After he tried to scam his former colleagues out of a $16.6 Million Tatts Powerball win, former Toll courier driver Gary Baron became known as “the Lotto Rat.” Now Baron has finally come clean and settled with all 14 members of his syndicate.
Baron was the man charged with collecting the money and buying the tickets for the group of workmates at Toll’s North Geelong depot, south of Melbourne. But when in October 2014 they hit the big one, he decided not to mention it.
“I’m still in disbelief . . . I don’t need that amount of money, it’s too much for me,” Baron told Tatts, shortly after the win, adding that he wished to remain anonymous.
Spend, Spend, Spend
But in reality, Baron had no problem spending the money all by his lonesome. After quitting his job, he bought himself a new luxury home and a convertible BMW M4, as well as purchasing more property and cars for family members.
Those mugs back at the office would be none the wiser, he figured.
“You haven’t pulled off the Powerball and [not] told us or anything have you?” asked one ex-colleague, marveling at his friend’s sudden change in lifestyle.
“And he just goes ‘nah, nah’ and he just laughed and walked away,” his former friend recalled to the Nine Network’s A Current Affair.
“Congrats from Tatts”
Baron would have gotten away with it too, had it not been for lottery operator Tatts, which decided to send him a bottle of champagne, presumably with an accompanying note saying “Congratulations on Winning the Tatts Powerball Lottery.”
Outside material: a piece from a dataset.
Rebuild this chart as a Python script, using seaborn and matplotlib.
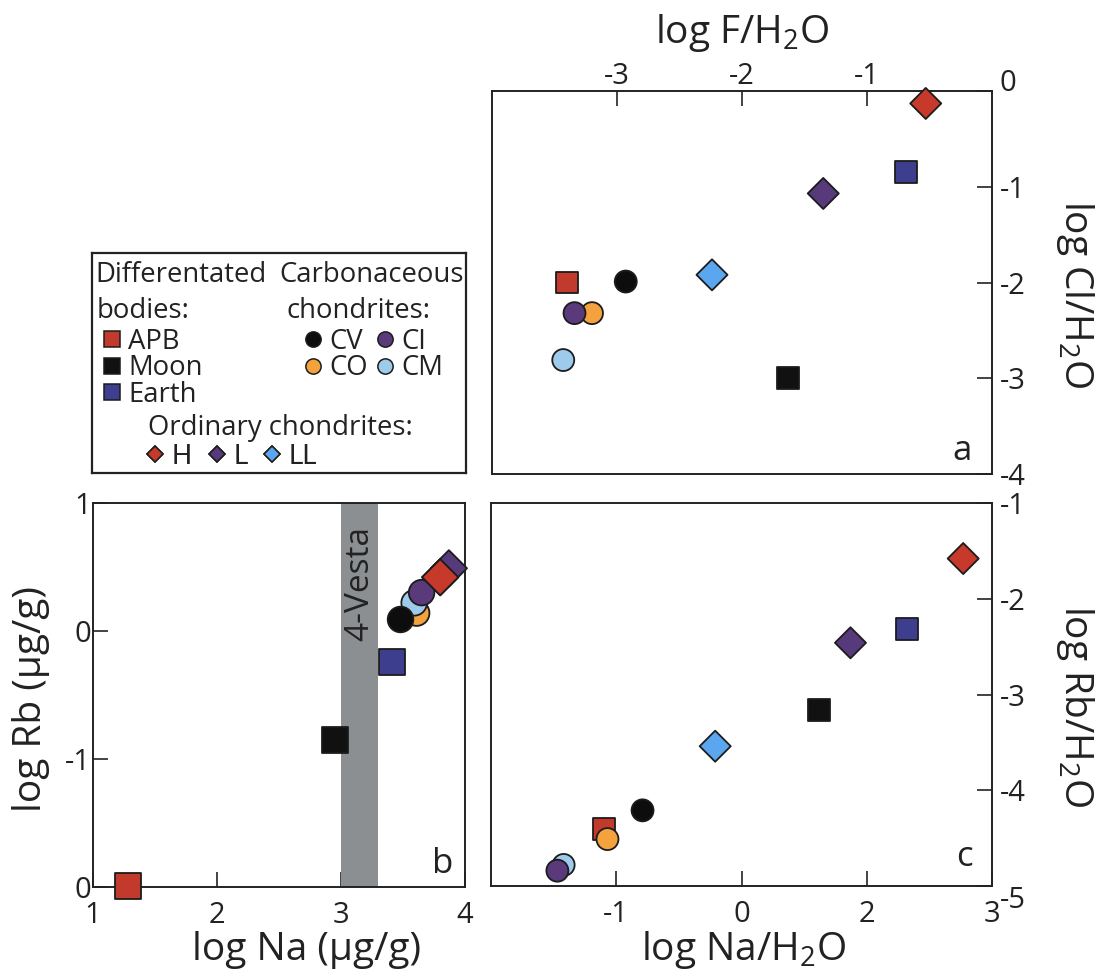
import numpy as np
import pandas as pd
import matplotlib
matplotlib.use("Agg")
import matplotlib.pyplot as plt
from matplotlib.lines import Line2D
import seaborn as sns

# ---------------- data ----------------
objects = ["APB", "Moon", "Earth", "CO", "CM", "CV", "CI", "LL", "L", "H"]
colors = {"APB": "#c23a2c", "Moon": "#111111", "Earth": "#3d3e8e",
          "CV": "#0d0d0d", "CI": "#5b3a7c", "CO": "#f3a23e", "CM": "#9ecbec",
          "H": "#c6392b", "L": "#563a7b", "LL": "#5ba7ef"}
markers = {"APB": "s", "Moon": "s", "Earth": "s",
           "CV": "o", "CI": "o", "CO": "o", "CM": "o",
           "H": "D", "L": "D", "LL": "D"}

# panel a
log_F_H2O = [-3.40, -1.63, -0.69, -3.20, -3.43, -2.93, -3.34, -2.24, -1.35, -0.53]
log_Cl_H2O = [-2.00, -3.00, -0.85, -2.32, -2.81, -1.99, -2.32, -1.92, -1.07, -0.13]
# panel b
log_Na = [1.28, 2.95, 3.41, 3.61, 3.59, 3.48, 3.65, 3.80, 3.87, 3.80]
log_Rb = [-1.99, -0.85, -0.24, 0.14, 0.22, 0.09, 0.30, 0.42, 0.49, 0.42]
# panel c
log_Na_H2O = [-1.10, 0.62, 1.32, -1.07, -1.42, -0.79, -1.47, -0.21, 0.87, 1.77]
log_Rb_H2O = [-4.40, -3.16, -2.32, -4.51, -4.78, -4.21, -4.84, -3.54, -2.46, -1.58]

vesta_range = [3.0, 3.3]

a_xticks, a_xlabels = [-3, -2, -1], ["-3", "-2", "-1"]
a_yticks, a_ylabels = [0, -1, -2, -3, -4], ["0", "-1", "-2", "-3", "-4"]
b_xticks, b_xlabels = [1, 2, 3, 4], ["1", "2", "3", "4"]
b_yticks, b_ylabels = [1, 0, -1, -2], ["1", "0", "-1", "0"]
c_xticks, c_xlabels = [-1, 0, 1, 2], ["-1", "0", "2", "3"]
c_yticks, c_ylabels = [-1, -2, -3, -4, -5], ["-1", "-2", "-3", "-4", "-5"]

legend_groups = [["APB", "Moon", "Earth"], ["CV", "CO", "CI", "CM"], ["H", "L", "LL"]]

# ---------------- style ----------------
sns.set_style("ticks")
plt.rcParams["font.family"] = ["Open Sans", "DejaVu Sans"]
plt.rcParams["mathtext.fontset"] = "custom"
plt.rcParams["mathtext.rm"] = "Open Sans"
plt.rcParams["mathtext.it"] = "Open Sans:italic"
plt.rcParams["mathtext.bf"] = "Open Sans:bold"
plt.rcParams["axes.unicode_minus"] = False

INK = "#222222"
TICK_FS = 21
LABEL_FS = 28
EDGE = "#1c1c1c"

W, H = 1102, 977
fig = plt.figure(figsize=(W / 100, H / 100), dpi=100)


def rect(l, t, r, b):
    return [l / W, 1 - b / H, (r - l) / W, (b - t) / H]


ax_a = fig.add_axes(rect(492, 91, 992, 474))
ax_b = fig.add_axes(rect(93, 503, 465, 887))
ax_c = fig.add_axes(rect(491, 503, 992, 886))
ax_l = fig.add_axes(rect(92, 253, 466, 473))


def draw(ax, x, y, s):
    df = pd.DataFrame({"obj": objects, "x": x, "y": y})
    sns.scatterplot(data=df, x="x", y="y", hue="obj", style="obj",
                    palette=colors, markers=markers, s=s,
                    edgecolor=EDGE, linewidth=1.3, legend=False, ax=ax, zorder=3)
    for c in ax.collections:
        c.set_clip_on(False)


def frame(ax):
    for sp in ax.spines.values():
        sp.set_visible(True)
        sp.set_color(INK)
        sp.set_linewidth(1.4)


# ---------------- panel a ----------------
draw(ax_a, log_F_H2O, log_Cl_H2O, 250)
ax_a.set_xlim(-4, 0)
ax_a.set_ylim(-4, 0)
ax_a.xaxis.tick_top()
ax_a.yaxis.tick_right()
ax_a.set_xticks(a_xticks, a_xlabels)
ax_a.set_yticks(a_yticks, a_ylabels)
ax_a.tick_params(axis="x", direction="in", length=10.5, width=1.2,
                 labelsize=TICK_FS, pad=0, colors=INK)
ax_a.tick_params(axis="y", direction="in", length=10.5, width=1.2,
                 labelsize=TICK_FS, pad=5.5, colors=INK)
ax_a.xaxis.set_label_position("top")
ax_a.yaxis.set_label_position("right")
ax_a.set_xlabel(r"log F/H$_{\mathregular{2}}$O", fontsize=LABEL_FS, color=INK)
ax_a.set_ylabel(r"log Cl/H$_{\mathregular{2}}$O", fontsize=LABEL_FS, color=INK, rotation=-90)
ax_a.xaxis.label.set_va("center")
ax_a.yaxis.label.set_va("center")
ax_a.yaxis.label.set_ha("center")
ax_a.xaxis.set_label_coords(0.5, 1 + (91 - 33) / 383)
ax_a.yaxis.set_label_coords((1075 - 492) / 500, 0.47)
for lab in ax_a.get_yticklabels():
    if lab.get_text() == "0":
        lab.set_verticalalignment("baseline")
ax_a.text(0.94, 0.06, "a", transform=ax_a.transAxes, fontsize=25,
          ha="center", va="center", color=INK)
frame(ax_a)

# ---------------- panel b ----------------
ax_b.axvspan(vesta_range[0], vesta_range[1], color="#8c8f92", lw=0, zorder=1)
ax_b.text(sum(vesta_range) / 2, 0.82, "4-Vesta", rotation=90, ha="center", va="top",
          fontsize=24, color=INK, zorder=2)
draw(ax_b, log_Na, log_Rb, 340)
ax_b.set_xlim(1, 4)
ax_b.set_ylim(-2, 1)
ax_b.set_xticks(b_xticks, b_xlabels)
ax_b.set_yticks(b_yticks, b_ylabels)
ax_b.tick_params(axis="x", direction="in", length=10.5, width=1.2,
                 labelsize=TICK_FS, pad=10, colors=INK)
ax_b.tick_params(axis="y", direction="in", length=10.5, width=1.2,
                 labelsize=TICK_FS, pad=1.5, colors=INK)
ax_b.set_xlabel("log Na (µg/g)", fontsize=LABEL_FS, color=INK)
ax_b.set_ylabel("log Rb (µg/g)", fontsize=LABEL_FS, color=INK)
ax_b.xaxis.label.set_va("center")
ax_b.yaxis.label.set_va("center")
ax_b.yaxis.label.set_ha("center")
ax_b.xaxis.set_label_coords((307 - 93) / 372, (887 - 950) / 384)
ax_b.yaxis.set_label_coords((31 - 93) / 372, 0.49)
ax_b.text(0.94, 0.06, "b", transform=ax_b.transAxes, fontsize=25,
          ha="center", va="center", color=INK)
frame(ax_b)

# ---------------- panel c ----------------
draw(ax_c, log_Na_H2O, log_Rb_H2O, 250)
ax_c.set_xlim(-2, 2)
ax_c.set_ylim(-5, -1)
ax_c.yaxis.tick_right()
ax_c.set_xticks(c_xticks, c_xlabels)
ax_c.set_yticks(c_yticks, c_ylabels)
ax_c.tick_params(axis="x", direction="in", length=10.5, width=1.2,
                 labelsize=TICK_FS, pad=10, colors=INK)
ax_c.tick_params(axis="y", direction="in", length=10.5, width=1.2,
                 labelsize=TICK_FS, pad=5.5, colors=INK)
ax_c.yaxis.set_label_position("right")
ax_c.set_xlabel(r"log Na/H$_{\mathregular{2}}$O", fontsize=LABEL_FS, color=INK)
ax_c.set_ylabel(r"log Rb/H$_{\mathregular{2}}$O", fontsize=LABEL_FS, color=INK, rotation=-90)
ax_c.xaxis.label.set_va("center")
ax_c.yaxis.label.set_va("center")
ax_c.yaxis.label.set_ha("center")
ax_c.xaxis.set_label_coords(0.505, (886 - 950) / 383)
ax_c.yaxis.set_label_coords((1075 - 491) / 501, 0.47)
for lab in ax_c.get_yticklabels():
    if lab.get_text() == "-5":
        lab.set_verticalalignment("top")
ax_c.text(0.945, 0.075, "c", transform=ax_c.transAxes, fontsize=25,
          ha="center", va="center", color=INK)
frame(ax_c)

# ---------------- legend box ----------------
ax_l.set_xticks([])
ax_l.set_yticks([])
ax_l.set_facecolor("white")
for sp in ax_l.spines.values():
    sp.set_visible(True)
    sp.set_color(INK)
    sp.set_linewidth(1.6)

LEG_FS = 19.8
legend_ms = {"s": 12, "o": 11, "D": 8.5}


def proxy(o):
    m = markers[o]
    return Line2D([], [], ls="none", marker=m, markerfacecolor=colors[o],
                  markeredgecolor=EDGE, markeredgewidth=1.1,
                  markersize=legend_ms[m], label=o)


def fig_pt(px, py):
    return (px / W, 1 - py / H)


heads = [("Differentated", 95, 282), ("bodies:", 97, 318),
         ("Carbonaceous", 279, 282), ("chondrites:", 286, 318),
         ("Ordinary chondrites:", 148, 435)]
for txt, px, py in heads:
    fig.text(*fig_pt(px, py), txt, ha="left", va="baseline", fontsize=LEG_FS, color=INK)

leg_specs = [(legend_groups[0], 1, (101, 328), 0.2),
             (legend_groups[1], 2, (302, 328), 0.2),
             (legend_groups[2], 3, (144, 443), 0.5)]
for grp, ncol, anchor, cs in leg_specs:
    leg = ax_l.legend(handles=[proxy(o) for o in grp], ncol=ncol, loc="upper left",
                      bbox_to_anchor=fig_pt(*anchor), bbox_transform=fig.transFigure,
                      frameon=False, borderpad=0, borderaxespad=0, fontsize=LEG_FS,
                      handlelength=0.8, handletextpad=0.2, labelspacing=-0.06,
                      columnspacing=cs)
    for t in leg.get_texts():
        t.set_color(INK)
    ax_l.add_artist(leg)

fig.savefig("out.png", dpi=100)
Unfortunately for Baron, but hilariously for everyone else, Tatts has an account with the Toll courier company. Thus, the gift arrived at his local depot and was delivered to his door by a former colleague.
Pretty damning evidence, but Baron still refused to admit to the deception, claiming that he had bought the ticket separately.
Shortly afterwards, two of his former colleagues, Gary Georgeson and Wayne Connor, went to Baron’s luxury home to confront him.
“He walked out dressed like Hugh Hefner in his terry towelling dressing gown,” complained Georgeson. “Driving around in a $200,000 black BMW sports car!”
The syndicate sued and, on Wednesday, Baron settled out of court for an undisclosed sum, just as the civil trial was about to get underway.
The plaintiffs wanted a million each, but it’s anyone’s guess how much is left in his bankroll after his leveraged post-Powerball lifestyle.